Verdade que o futebol mudou, mas não precisava ser tanto a ponto de a Espanha ter Xavi, Isco e Rodri, enquanto o Brasil transforma o seu Neneca em Hugo Souza.
Óbvio que essa não é uma das questões essenciais de nossa decadência futebolística, mas talvez seja um dos pontos morais de nossa decadência civilizatória. O futebol sempre foi retrato de nossas ruas. José Carlos Amaral Kfouri é Juca. Eduardo Gonçalves de Andrade é o Tostão.
Se os colunistas da Folha atendem por codinomes, por que Neneca tem de ser Hugo Souza?
Quando o imenso zagueiro Djalma Dias morreu, seu filho Djalminha pediu para ser chamado de Djalma Dias. Hoje, perguntaríamos: “Qual Djalma? O pai ou o filho?”.
Júnior aposentou-se e Júnior Baiano pediu para que deixassem de lado o adjetivo relativo ao estado onde nasceu. Imagine hoje, quando alguém perguntasse se você se lembra do zagueiro Júnior. Qual? Júnior Baiano, poxa!

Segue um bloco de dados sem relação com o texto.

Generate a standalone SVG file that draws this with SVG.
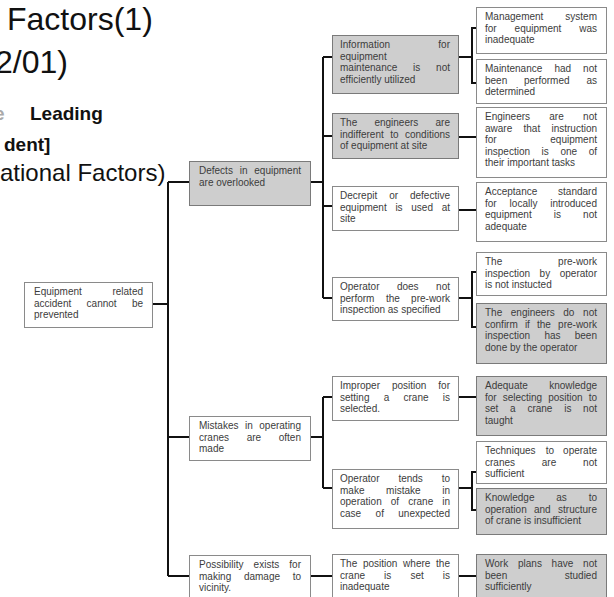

O Neneca mais famoso foi campeão pernambucano pelo Náutico, em 1974, e brasileiro pelo Guarani, em 1978.
À parte como se chame os jovens jogadores, a semana mostrou como ainda é possível descobrir talentos por aqui.
Neneca, o personagem da semana, fechou o gol em dois jogos. Só o também menino Patrick de Paula conseguiu vencê-lo. Gabriel Menino foi chamado pela seleção, Natan e Ramon convenceram a exigente torcida do Flamengo, o Corinthians está descobrindo Rony e Xavier, o São Paulo escala Diego Costa, Igor Gomes e Gabriel Sara.
Por outro lado, o Botafogo vendeu Luís Henrique, e o Fluminense negociou Marcos Paulo.
Todos têm enorme talento e nenhum tem apelido. Provavelmente, nenhum vai ficar muito tempo aqui para nos alegrar, como ficaram Pelé e Garrincha.
Feliz aniversário
O Morumbi completa 60 anos com duas lembranças: de quando era a casa dos clássicos, antes de eles voltarem a ser jogados com cada clube em seu estádio; também de ter sido o transformador do São Paulo em gigante mundial. Hoje, o antigo maior estádio particular do mundo espera por dias melhores.